When the apostle John took up pen and papyrus to write his gospel account of Jesus, the Christ, he searched for a way to move beyond the traditional Jewish understanding of Messiah. He wanted to introduce Jesus to the world. So, he took a word that for five hundred years had permeated the culture of Greco-Roman philosophy: “In the beginning was the logos.” The rational principle that holds history together, the divine mover that had no name, is none other than Jesus Christ. In one statement, John the fisherman follower of Jesus has become the world’s most profound philosopher. But John goes further. Jesus Christ is not only the Unseen Force behind human history; he has entered history in human form: “The Word (logos) became flesh and made his dwelling among us… full of grace and truth” (John 1:14 NIV). Elaborating upon this concept of the logos, Paul declares of Jesus in Colossians 1:16–17 (NIV): “In him all things were created: things in heaven and on earth, visible and invisible… all things have been created through him and for him. He is before all things, and in him all things hold together.”

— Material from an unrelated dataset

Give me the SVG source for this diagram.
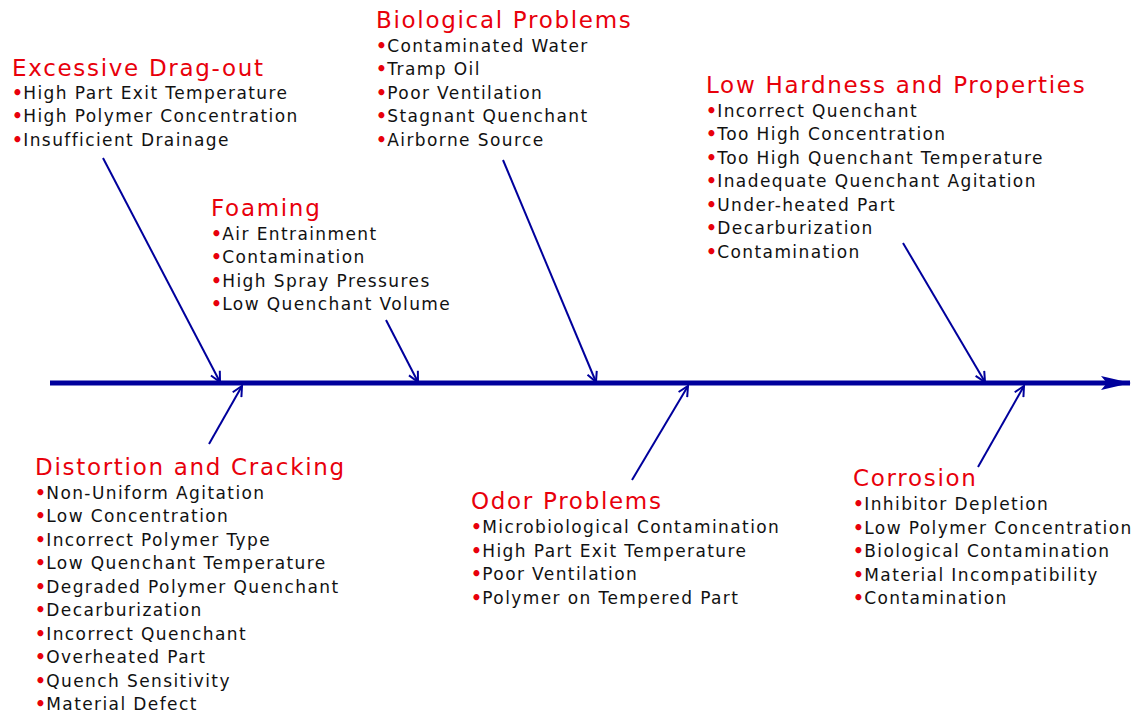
<svg xmlns="http://www.w3.org/2000/svg" width="1137" height="713" viewBox="0 0 1137 713">
<style>
.t{font-family:"DejaVu Sans",Verdana,sans-serif;font-size:23px;letter-spacing:1.7px;fill:#e8000b}
.i{font-family:"DejaVu Sans",Verdana,sans-serif;font-size:17px;letter-spacing:1.4px;fill:#111}
.b{fill:#e8000b;font-weight:bold;letter-spacing:0.4px}
.c{stroke:#00009c;stroke-width:2;fill:none;marker-end:url(#ah)}
</style>
<defs>
<marker id="ah" viewBox="0 0 12 12" refX="11" refY="6" markerWidth="12" markerHeight="12" markerUnits="userSpaceOnUse" orient="auto">
<path d="M1,1 L11,6 L1,11" fill="none" stroke="#00009c" stroke-width="2"/>
</marker>
<marker id="big" viewBox="0 0 30 14" refX="29" refY="7" markerWidth="30" markerHeight="14" markerUnits="userSpaceOnUse" orient="auto">
<path d="M0,0 L30,7 L0,14 L6,7 Z" fill="#00009c"/>
</marker>
</defs>
<g id="connectors">
<line x1="50" y1="383" x2="1130" y2="383" stroke="#00009c" stroke-width="5" marker-end="url(#big)"/>
<line class="c" x1="103" y1="158" x2="220" y2="382"/>
<line class="c" x1="386" y1="320" x2="418" y2="382"/>
<line class="c" x1="503" y1="160" x2="596" y2="382"/>
<line class="c" x1="903" y1="243" x2="985" y2="382"/>
<line class="c" x1="209" y1="444" x2="242" y2="386"/>
<line class="c" x1="632" y1="480" x2="688" y2="386"/>
<line class="c" x1="978" y1="467" x2="1024" y2="386"/>
</g>
<g id="drag">
<text class="t" x="12" y="76">Excessive Drag-out</text>
<text class="i" x="12" y="99"><tspan class="b">•</tspan>High Part Exit Temperature</text>
<text class="i" x="12" y="122"><tspan class="b">•</tspan>High Polymer Concentration</text>
<text class="i" x="12" y="146"><tspan class="b">•</tspan>Insufficient Drainage</text>
</g>
<g id="bio">
<text class="t" x="376" y="28">Biological Problems</text>
<text class="i" x="376" y="52"><tspan class="b">•</tspan>Contaminated Water</text>
<text class="i" x="376" y="75"><tspan class="b">•</tspan>Tramp Oil</text>
<text class="i" x="376" y="99"><tspan class="b">•</tspan>Poor Ventilation</text>
<text class="i" x="376" y="122"><tspan class="b">•</tspan>Stagnant Quenchant</text>
<text class="i" x="376" y="146"><tspan class="b">•</tspan>Airborne Source</text>
</g>
<g id="foam">
<text class="t" x="211" y="216">Foaming</text>
<text class="i" x="211" y="240"><tspan class="b">•</tspan>Air Entrainment</text>
<text class="i" x="211" y="263"><tspan class="b">•</tspan>Contamination</text>
<text class="i" x="211" y="287"><tspan class="b">•</tspan>High Spray Pressures</text>
<text class="i" x="211" y="310"><tspan class="b">•</tspan>Low Quenchant Volume</text>
</g>
<g id="hard">
<text class="t" x="706" y="93">Low Hardness and Properties</text>
<text class="i" x="706" y="117"><tspan class="b">•</tspan>Incorrect Quenchant</text>
<text class="i" x="706" y="140"><tspan class="b">•</tspan>Too High Concentration</text>
<text class="i" x="706" y="164"><tspan class="b">•</tspan>Too High Quenchant Temperature</text>
<text class="i" x="706" y="187"><tspan class="b">•</tspan>Inadequate Quenchant Agitation</text>
<text class="i" x="706" y="211"><tspan class="b">•</tspan>Under-heated Part</text>
<text class="i" x="706" y="234"><tspan class="b">•</tspan>Decarburization</text>
<text class="i" x="706" y="258"><tspan class="b">•</tspan>Contamination</text>
</g>
<g id="dist">
<text class="t" x="35" y="475">Distortion and Cracking</text>
<text class="i" x="35" y="499"><tspan class="b">•</tspan>Non-Uniform Agitation</text>
<text class="i" x="35" y="522"><tspan class="b">•</tspan>Low Concentration</text>
<text class="i" x="35" y="546"><tspan class="b">•</tspan>Incorrect Polymer Type</text>
<text class="i" x="35" y="569"><tspan class="b">•</tspan>Low Quenchant Temperature</text>
<text class="i" x="35" y="593"><tspan class="b">•</tspan>Degraded Polymer Quenchant</text>
<text class="i" x="35" y="616"><tspan class="b">•</tspan>Decarburization</text>
<text class="i" x="35" y="640"><tspan class="b">•</tspan>Incorrect Quenchant</text>
<text class="i" x="35" y="663"><tspan class="b">•</tspan>Overheated Part</text>
<text class="i" x="35" y="687"><tspan class="b">•</tspan>Quench Sensitivity</text>
<text class="i" x="35" y="710"><tspan class="b">•</tspan>Material Defect</text>
</g>
<g id="odor">
<text class="t" x="471" y="509">Odor Problems</text>
<text class="i" x="471" y="533"><tspan class="b">•</tspan>Microbiological Contamination</text>
<text class="i" x="471" y="557"><tspan class="b">•</tspan>High Part Exit Temperature</text>
<text class="i" x="471" y="580"><tspan class="b">•</tspan>Poor Ventilation</text>
<text class="i" x="471" y="604"><tspan class="b">•</tspan>Polymer on Tempered Part</text>
</g>
<g id="corr">
<text class="t" x="853" y="486">Corrosion</text>
<text class="i" x="853" y="510"><tspan class="b">•</tspan>Inhibitor Depletion</text>
<text class="i" x="853" y="534"><tspan class="b">•</tspan>Low Polymer Concentration</text>
<text class="i" x="853" y="557"><tspan class="b">•</tspan>Biological Contamination</text>
<text class="i" x="853" y="581"><tspan class="b">•</tspan>Material Incompatibility</text>
<text class="i" x="853" y="604"><tspan class="b">•</tspan>Contamination</text>
</g>
</svg>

This is the amazing story of human history, that God, through patriarchs and prophets, was preparing a chosen nation for the revelation of its Messiah. Simultaneously, God was preparing a waiting world, through the Father of History and his single word created to describe a Creator not yet known, for the coming of its Savior, the Logos, Jesus Christ, God with us. In history, God has been working to connect every event, every tribe, and every nation to him. It is HIS-story.